Le
mouvement des « gilets jaunes »
est saturé de symboles, de dualités contradictoires, de clivages et de ruptures :
Le gilet jaune symbolise d’abord une contrainte réglementaire du code
de la route dans une situation de danger. Ainsi ce choix emblématique renvoie immédiatement
à la confrontation entre la sphère de la vie matérielle, la vulnérabilité du
vivant, et la sphère de la rationalité administrative. Transposé dans le cas
présent : un péril macrocosmique, le dérèglement climatique, et une
réponse réglementaire.
Par ailleurs, au cœur du
conflit, il y a l’essence c’est-à-dire l’essentiel, ce à quoi il ne faut pas
toucher. En l’occurrence, il y a conflit entre deux valeurs cardinales :
la préservation de la biosphère, ou celle de l’automobile, envisagée comme condition
nécessaire de l’autonomie individuelle, la liberté de déplacement, mais aussi comme
une servitude, sans alternative, du fait de l’éloignement entre les lieux de
vie et les lieux de travail et d’approvisionnement.
Le
mouvement des gilets jaunes, c’est aussi
et surtout deux logiques diamétralement opposées. D’une part, celle,
technocratique, de la haute administration qui a intronisé M. Macron Monarque
républicain, et qui tient de fait les rênes du pouvoir. C’est la froide
rationalité calculatrice : un peu de taxes par ici, un petit chèque de
compensation par là, un zeste de pédagogie pour faire avaler la pilule, et hop,
le problème est réglé. D’autre part, celle, existentielle, de ceux qui rament
pour joindre les deux bouts, qui subissent l’ubris fiscale des taxes qui s’accumulent,
et qui ont l’impression de plus en plus tenace que l’effort fiscal, quelle
qu’en soit la finalité, n’est pas équitablement réparti.
Les
gilets jaunes symbolisent enfin les
clivages qui fissurent notre société : clivage entre Paris et la province,
les zones rurales ou périurbaines et les grandes métropoles, les élites
surdiplômées, compétitives, et les classes laborieuses exposées aux alea de la
machine économique, les bobos parisiens et les ploucs, les Deschiens, juste
bons pour être sondés en période électorale.
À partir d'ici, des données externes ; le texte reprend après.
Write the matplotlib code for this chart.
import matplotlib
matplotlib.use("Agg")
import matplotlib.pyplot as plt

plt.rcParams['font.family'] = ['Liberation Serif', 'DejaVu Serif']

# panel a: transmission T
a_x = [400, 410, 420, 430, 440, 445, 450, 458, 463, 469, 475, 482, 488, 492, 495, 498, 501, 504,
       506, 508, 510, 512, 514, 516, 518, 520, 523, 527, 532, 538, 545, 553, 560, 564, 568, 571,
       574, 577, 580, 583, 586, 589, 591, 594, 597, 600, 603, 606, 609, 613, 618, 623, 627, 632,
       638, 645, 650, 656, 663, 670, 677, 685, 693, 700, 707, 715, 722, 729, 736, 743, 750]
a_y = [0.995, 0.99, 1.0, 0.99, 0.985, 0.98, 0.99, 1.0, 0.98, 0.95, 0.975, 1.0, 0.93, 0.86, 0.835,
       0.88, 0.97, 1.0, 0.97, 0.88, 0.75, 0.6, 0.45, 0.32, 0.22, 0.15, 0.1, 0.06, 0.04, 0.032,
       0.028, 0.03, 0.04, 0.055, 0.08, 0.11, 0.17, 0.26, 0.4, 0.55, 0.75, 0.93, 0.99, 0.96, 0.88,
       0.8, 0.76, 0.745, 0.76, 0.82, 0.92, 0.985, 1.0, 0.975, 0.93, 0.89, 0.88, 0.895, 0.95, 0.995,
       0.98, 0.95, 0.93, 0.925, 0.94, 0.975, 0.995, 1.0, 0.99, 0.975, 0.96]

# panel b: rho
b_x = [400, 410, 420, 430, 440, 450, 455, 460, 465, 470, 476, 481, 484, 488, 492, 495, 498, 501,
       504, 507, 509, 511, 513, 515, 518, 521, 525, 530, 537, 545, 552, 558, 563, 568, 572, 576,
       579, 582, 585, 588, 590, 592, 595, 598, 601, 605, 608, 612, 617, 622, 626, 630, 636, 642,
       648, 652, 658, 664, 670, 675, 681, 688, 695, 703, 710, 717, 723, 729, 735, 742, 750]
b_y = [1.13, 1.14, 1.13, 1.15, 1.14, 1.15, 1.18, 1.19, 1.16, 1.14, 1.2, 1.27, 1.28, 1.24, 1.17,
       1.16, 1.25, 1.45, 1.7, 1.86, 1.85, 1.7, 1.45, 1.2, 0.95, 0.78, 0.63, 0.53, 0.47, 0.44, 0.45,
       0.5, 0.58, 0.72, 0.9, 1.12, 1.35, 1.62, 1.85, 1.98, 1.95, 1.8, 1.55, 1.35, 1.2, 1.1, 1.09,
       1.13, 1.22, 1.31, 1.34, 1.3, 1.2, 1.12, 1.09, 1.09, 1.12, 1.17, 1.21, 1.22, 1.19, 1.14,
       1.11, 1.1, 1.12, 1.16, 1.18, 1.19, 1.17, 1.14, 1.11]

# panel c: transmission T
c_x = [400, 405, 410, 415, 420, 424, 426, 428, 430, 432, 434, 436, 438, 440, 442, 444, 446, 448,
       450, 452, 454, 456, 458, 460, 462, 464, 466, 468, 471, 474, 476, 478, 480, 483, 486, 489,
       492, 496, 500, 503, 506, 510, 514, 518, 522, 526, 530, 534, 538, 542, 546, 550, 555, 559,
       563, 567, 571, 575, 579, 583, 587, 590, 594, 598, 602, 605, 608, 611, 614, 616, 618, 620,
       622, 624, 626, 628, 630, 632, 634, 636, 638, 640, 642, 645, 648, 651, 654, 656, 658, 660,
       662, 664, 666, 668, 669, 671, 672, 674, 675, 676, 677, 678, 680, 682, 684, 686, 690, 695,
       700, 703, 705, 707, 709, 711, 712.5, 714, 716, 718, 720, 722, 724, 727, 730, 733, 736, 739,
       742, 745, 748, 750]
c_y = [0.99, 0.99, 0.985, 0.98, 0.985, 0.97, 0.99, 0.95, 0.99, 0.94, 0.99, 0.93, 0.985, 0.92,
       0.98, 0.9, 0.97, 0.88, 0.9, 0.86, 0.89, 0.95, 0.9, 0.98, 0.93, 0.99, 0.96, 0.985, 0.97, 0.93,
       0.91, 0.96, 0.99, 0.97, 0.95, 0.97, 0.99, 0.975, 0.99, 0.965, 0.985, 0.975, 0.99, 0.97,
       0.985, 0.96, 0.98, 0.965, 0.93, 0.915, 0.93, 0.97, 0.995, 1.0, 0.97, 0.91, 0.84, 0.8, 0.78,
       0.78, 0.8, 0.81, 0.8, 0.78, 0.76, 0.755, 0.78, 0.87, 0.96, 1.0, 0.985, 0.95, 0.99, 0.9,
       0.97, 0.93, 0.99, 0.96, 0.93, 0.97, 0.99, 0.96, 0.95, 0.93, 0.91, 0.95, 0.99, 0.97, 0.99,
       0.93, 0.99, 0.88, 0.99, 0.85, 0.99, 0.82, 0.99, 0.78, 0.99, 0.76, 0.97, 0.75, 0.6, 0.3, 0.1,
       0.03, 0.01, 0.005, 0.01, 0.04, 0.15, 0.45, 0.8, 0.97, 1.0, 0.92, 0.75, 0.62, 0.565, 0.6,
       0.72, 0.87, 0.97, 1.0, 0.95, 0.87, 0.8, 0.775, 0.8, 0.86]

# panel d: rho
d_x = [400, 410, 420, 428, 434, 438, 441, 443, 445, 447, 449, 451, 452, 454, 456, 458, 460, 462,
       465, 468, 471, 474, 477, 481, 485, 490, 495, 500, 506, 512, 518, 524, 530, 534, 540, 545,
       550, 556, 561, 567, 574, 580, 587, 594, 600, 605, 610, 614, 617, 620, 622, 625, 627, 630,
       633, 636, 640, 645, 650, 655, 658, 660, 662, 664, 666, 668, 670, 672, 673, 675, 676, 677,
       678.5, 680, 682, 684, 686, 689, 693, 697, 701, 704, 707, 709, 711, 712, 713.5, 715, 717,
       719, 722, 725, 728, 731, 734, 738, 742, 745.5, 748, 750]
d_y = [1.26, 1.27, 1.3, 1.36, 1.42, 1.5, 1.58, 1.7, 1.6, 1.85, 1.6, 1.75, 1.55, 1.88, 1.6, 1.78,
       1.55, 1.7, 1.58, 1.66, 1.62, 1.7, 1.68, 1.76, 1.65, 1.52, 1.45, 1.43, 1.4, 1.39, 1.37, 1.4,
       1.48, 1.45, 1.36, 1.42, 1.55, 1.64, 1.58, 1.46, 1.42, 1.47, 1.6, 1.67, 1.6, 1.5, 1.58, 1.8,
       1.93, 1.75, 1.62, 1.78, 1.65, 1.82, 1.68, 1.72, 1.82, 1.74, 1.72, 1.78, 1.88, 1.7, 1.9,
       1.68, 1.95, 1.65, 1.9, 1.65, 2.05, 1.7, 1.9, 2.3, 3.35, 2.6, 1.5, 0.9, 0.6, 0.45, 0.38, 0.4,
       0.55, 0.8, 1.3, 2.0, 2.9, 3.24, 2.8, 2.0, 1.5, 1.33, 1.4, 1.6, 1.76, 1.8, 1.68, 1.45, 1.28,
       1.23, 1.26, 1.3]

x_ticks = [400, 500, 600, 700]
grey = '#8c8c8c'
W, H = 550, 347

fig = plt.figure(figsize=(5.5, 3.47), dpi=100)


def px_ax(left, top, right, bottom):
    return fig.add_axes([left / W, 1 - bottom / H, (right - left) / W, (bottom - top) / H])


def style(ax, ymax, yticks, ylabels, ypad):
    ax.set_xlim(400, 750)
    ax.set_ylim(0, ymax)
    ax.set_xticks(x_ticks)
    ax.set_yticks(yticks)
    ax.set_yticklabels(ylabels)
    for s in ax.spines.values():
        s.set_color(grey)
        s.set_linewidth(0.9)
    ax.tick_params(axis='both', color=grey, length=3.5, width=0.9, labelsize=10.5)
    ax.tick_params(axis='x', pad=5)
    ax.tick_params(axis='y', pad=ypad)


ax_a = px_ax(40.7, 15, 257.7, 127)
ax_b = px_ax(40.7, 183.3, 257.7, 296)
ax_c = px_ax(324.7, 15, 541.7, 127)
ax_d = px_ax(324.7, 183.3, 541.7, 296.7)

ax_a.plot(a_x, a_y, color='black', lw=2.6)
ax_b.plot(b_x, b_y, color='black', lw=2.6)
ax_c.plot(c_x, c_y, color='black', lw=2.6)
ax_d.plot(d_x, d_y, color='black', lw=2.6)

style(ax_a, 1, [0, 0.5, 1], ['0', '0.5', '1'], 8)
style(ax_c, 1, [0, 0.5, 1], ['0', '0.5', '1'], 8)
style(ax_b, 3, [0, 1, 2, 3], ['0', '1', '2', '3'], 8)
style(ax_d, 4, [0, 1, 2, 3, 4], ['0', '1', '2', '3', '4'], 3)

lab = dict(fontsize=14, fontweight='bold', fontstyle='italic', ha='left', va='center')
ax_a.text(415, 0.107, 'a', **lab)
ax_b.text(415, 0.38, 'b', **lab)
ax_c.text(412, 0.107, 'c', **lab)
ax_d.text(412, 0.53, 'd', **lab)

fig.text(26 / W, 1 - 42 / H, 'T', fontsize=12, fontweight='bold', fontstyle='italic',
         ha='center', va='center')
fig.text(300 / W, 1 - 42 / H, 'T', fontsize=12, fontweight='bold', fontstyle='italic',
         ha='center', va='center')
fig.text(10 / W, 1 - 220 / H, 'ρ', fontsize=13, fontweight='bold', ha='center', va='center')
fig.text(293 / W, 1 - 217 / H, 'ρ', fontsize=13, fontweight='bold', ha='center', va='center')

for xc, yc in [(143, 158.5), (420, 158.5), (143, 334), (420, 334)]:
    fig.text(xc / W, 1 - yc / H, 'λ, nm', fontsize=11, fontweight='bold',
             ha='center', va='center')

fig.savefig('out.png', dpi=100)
Il y a une longue histoire
française de révoltes fiscales, qui, des jacqueries paysannes jusqu’à la
Révolution française, ont ébranlé un pouvoir central perçu comme lointain,
arbitraire, inique. Jeu de mot éclairant : les « Gilles et John ». Les Gilles,
ce sont les niais de la comédie burlesque, les idiots du village gaulois, John c’est le roi polyglotte, high-tech,
cosmopolite, urbain, émancipé de l’assignation à un territoire ou une identité.
Les gilets jaunes sont le signe
précurseur d’une défiance profonde vis-à-vis de la classe politique : M.
Macron a été élu sur une base électorale de moins de 17% du corps politique,
complétée par ceux qui ont voté contre Mme Lepen. « En même temps »
un mouvement profond de rejet des élites politico-administratives en place a
produit les Trump, Bolsonaro, Salvini et autre Orban. Le rejet du populisme
nationaliste ou le rejet des élites mondialisées ? Rendez-vous dans trois
ans pour cette gigantomachie politique.